Group helps women join forces to fund worthy projects

The team

Members of the 100 Strong Billings “vision team” are, left to right, Karen Grosz, Julie Koerber, Stella Fong, Haley Vannatta, Julie Seedhouse and Jessica Baldwin.

For years, Haley Vannatta wanted to start some kind of philanthropic or charitable program she could sponsor as the publisher of Yellowstone Valley Woman magazine.

She talked about different ideas with Julie Koerber, editor of the magazine, and with her husband and business partner, Jeremy Vannatta, “but nothing ever seemed to fit,” she said.

Then, about three years ago, Jeremy came home from a visit to the West Coast and told her about something he’d seen in Portland. It was called 100 Strong, an organization that harnessed the power of numbers by bringing together 100 women who would make a $100 donation every three months, and then meet quarterly to decide which nonprofit group’s capital project would receive funding that quarter.

The idea sounded promising, but for various reasons Vannatta took no action to pursue the concept for a couple of years. She decided it was time to get moving about a year ago, when she realized that the October 2017 issue of YVW would be her 100th.

She decided to organize a local version of the concept — 100 Strong Billings — and to officially launch it this month. That day is almost here. The official kick-off for 100 Strong Billings is set for Tuesday at 5:15 p.m. at the Petroleum Club, on the 22nd floor of the DoubleTree Hotel,  27 N. 27th St.

“It’s kind of sweeping the nation,” Vannatta said of the 100 Strong idea. “It’s a pretty big trend.”

And apparently it’s an idea a lot of women in Billings are interested in. An article in the August issue of YVW announced the founding of 100 Strong Billings, and soon after that the organizers started a Facebook page. They already have 50 signed-on members, 150 women who said on Facebook that they plan to attend the Tuesday launch and another 300 who say they’re interested.
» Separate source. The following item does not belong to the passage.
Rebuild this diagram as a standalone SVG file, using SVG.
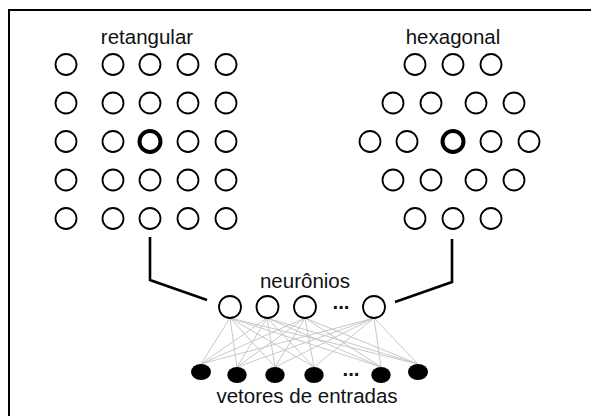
<svg xmlns="http://www.w3.org/2000/svg" width="591" height="416" viewBox="0 0 591 416">
<style>
.n{fill:#fff;stroke:#000;stroke-width:1.8}
.b{fill:#fff;stroke:#000;stroke-width:4}
.in{fill:#000}
.t{font-family:"Liberation Sans",Arial,sans-serif;font-size:20.5px;fill:#111;text-anchor:middle}
.d{font-weight:bold}
.c{fill:none;stroke:#000;stroke-width:2.6}
.w{stroke:#c8c8c8;stroke-width:1;fill:none}
</style>
<rect x="0" y="0" width="591" height="416" fill="#fff"/>
<rect x="9" y="10" width="600" height="420" fill="none" stroke="#000" stroke-width="2"/>
<g id="connectors">
<polyline class="c" points="150,237 150,280 207,300"/>
<polyline class="c" points="452,239 452,282 395,302"/>
<g class="w">
<path d="M230,318L201,364M230,318L237,367M230,318L275,367M230,318L314,367M230,318L381,367M230,318L418,364"/>
<path d="M267,318L201,364M267,318L237,367M267,318L275,367M267,318L314,367M267,318L381,367M267,318L418,364"/>
<path d="M305,318L201,364M305,318L237,367M305,318L275,367M305,318L314,367M305,318L381,367M305,318L418,364"/>
<path d="M374,318L201,364M374,318L237,367M374,318L275,367M374,318L314,367M374,318L381,367M374,318L418,364"/>
</g>
</g>
<g id="retangular">
<text class="t" x="147" y="44">retangular</text>
<circle class="n" cx="66" cy="64.5" r="10.5"/><circle class="n" cx="113" cy="64.5" r="10.5"/><circle class="n" cx="150" cy="64.5" r="10.5"/><circle class="n" cx="188" cy="64.5" r="10.5"/><circle class="n" cx="226" cy="64.5" r="10.5"/>
<circle class="n" cx="66" cy="103" r="10.5"/><circle class="n" cx="113" cy="103" r="10.5"/><circle class="n" cx="150" cy="103" r="10.5"/><circle class="n" cx="188" cy="103" r="10.5"/><circle class="n" cx="226" cy="103" r="10.5"/>
<circle class="n" cx="66" cy="141.5" r="10.5"/><circle class="n" cx="113" cy="141.5" r="10.5"/><circle class="b" cx="150" cy="141.5" r="10.5"/><circle class="n" cx="188" cy="141.5" r="10.5"/><circle class="n" cx="226" cy="141.5" r="10.5"/>
<circle class="n" cx="66" cy="180" r="10.5"/><circle class="n" cx="113" cy="180" r="10.5"/><circle class="n" cx="150" cy="180" r="10.5"/><circle class="n" cx="188" cy="180" r="10.5"/><circle class="n" cx="226" cy="180" r="10.5"/>
<circle class="n" cx="66" cy="218.5" r="10.5" stroke-width="2.2"/><circle class="n" cx="113" cy="218.5" r="10.5"/><circle class="n" cx="150" cy="218.5" r="10.5"/><circle class="n" cx="188" cy="218.5" r="10.5"/><circle class="n" cx="226" cy="218.5" r="10.5"/>
</g>
<g id="hexagonal">
<text class="t" x="453" y="44">hexagonal</text>
<circle class="n" cx="415" cy="64.5" r="10.5"/><circle class="n" cx="453" cy="64.5" r="10.5"/><circle class="n" cx="491" cy="64.5" r="10.5"/>
<circle class="n" cx="393" cy="103" r="10.5"/><circle class="n" cx="431" cy="103" r="10.5"/><circle class="n" cx="476" cy="103" r="10.5"/><circle class="n" cx="514" cy="103" r="10.5"/>
<circle class="n" cx="370" cy="141.5" r="10.5"/><circle class="n" cx="407" cy="141.5" r="10.5"/><circle class="b" cx="453" cy="141.5" r="10.5"/><circle class="n" cx="491" cy="141.5" r="10.5"/><circle class="n" cx="529" cy="141.5" r="10.5"/>
<circle class="n" cx="393" cy="180" r="10.5"/><circle class="n" cx="431" cy="180" r="10.5"/><circle class="n" cx="476" cy="180" r="10.5"/><circle class="n" cx="514" cy="180" r="10.5"/>
<circle class="n" cx="415" cy="218.5" r="10.5"/><circle class="n" cx="453" cy="218.5" r="10.5"/><circle class="n" cx="491" cy="218.5" r="10.5"/>
</g>
<g id="neuronios">
<text class="t" x="305" y="288">neurônios</text>
<circle class="n" cx="230" cy="307" r="11"/><circle class="n" cx="267.5" cy="307" r="11"/><circle class="n" cx="305" cy="307" r="11"/><circle class="n" cx="374" cy="307" r="11"/>
<text class="t d" x="341" y="309">...</text>
</g>
<g id="entradas">
<ellipse class="in" cx="201" cy="372" rx="10" ry="8"/><ellipse class="in" cx="237" cy="375" rx="9.7" ry="8"/><ellipse class="in" cx="275" cy="375" rx="9.7" ry="8"/><ellipse class="in" cx="314" cy="375" rx="9.7" ry="8"/><ellipse class="in" cx="381" cy="375" rx="9.7" ry="8"/><ellipse class="in" cx="418" cy="372" rx="10" ry="8"/>
<text class="t d" x="351" y="376">...</text>
<text class="t" x="307" y="403">vetores de entradas</text>
</g>
</svg>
“It’s great,” Vannatta said. “I don’t know that I go anywhere that I don’t hear people about talking this, or asking me questions about it.” Koerber, for her part, said they “have been completely blown away” by the response.

Vannatta organized the group by bringing together a “vision team,” starting with Julie Seedhouse, a real estate agent who was formerly a teacher and then the director of alumni relations for Montana State University Billings. Seedhouse and freelance writer Stella Fong are the team’s philanthropic and business networkers.

Koerber helps with communications; Jessica Baldwin, of, is the team’s technical expert; and Karen Grosz, the owner of Canvas Creek Teambuilding, serves as the team’s “dreamer.” Vannatta is the “marketing guru.”

100 Strong Billings will not be limited to 100 women, Vannatta said, but to as many as want to join. But each will be asked to make a $100 quarterly payment — or a $400 annual payment — and then to attend quarterly meetings to pick recipients of the group’s grants.

Any organization can apply for a grant if it meets the requirements: it must be a registered nonprofit whose mission is primarily to serve women and children, and it must use the money for a specific capital project — a new building, a new bus, a playground, etc. — and not for rent, payroll or other continuing expenses.

Even if there were only 100 members donating $100 a quarter, Vannatta said, it probably would not be realistic to expect that there would be one Billings nonprofit every three months with a $10,000 project ready to go. That’s why 100 Strong Billings might find itself offering two or three grants some quarters, she said.

And because unused funds will go back into the kitty, it is conceivable that the group could on occasion make donations of considerably more than $10,000.

The “vision team” will review all applications and choose the top three “that most fit the mission” of 100 Strong Billings, Vannatta said. Members will then be invited to a quarterly meeting at which they will vote on which project or projects is to receive that quarter’s grant money.

For now, Vannatta said, 100 Strong Billings is open only to individual women. But because various businesses have asked about how they can help, Vannatta said they might take business donations and use that money to organize events like the quarterly meetings, which would help the group meet its goal of giving 100 percent of member donations to qualifying nonprofits.

The group has not previously been able to accept memberships, Vannatta said, but it is now partnering with the Montana Community Foundation, a nonprofit that can accept funds, act as a trustee and disperse grants to qualifying organizations.

People who want to join 100 Strong Billings can sign up at the Tuesday launch or do so online.

Vannatta said the best thing about the 100 Strong concept is that it gives women of relatively modest means a chance to be part of something that funds important community projects. Few women can go to a charity ball and write a check for $10,000, she said.

But a lot of women can join forces and donate $100 every three months.

“They can be part of something much bigger,” she said.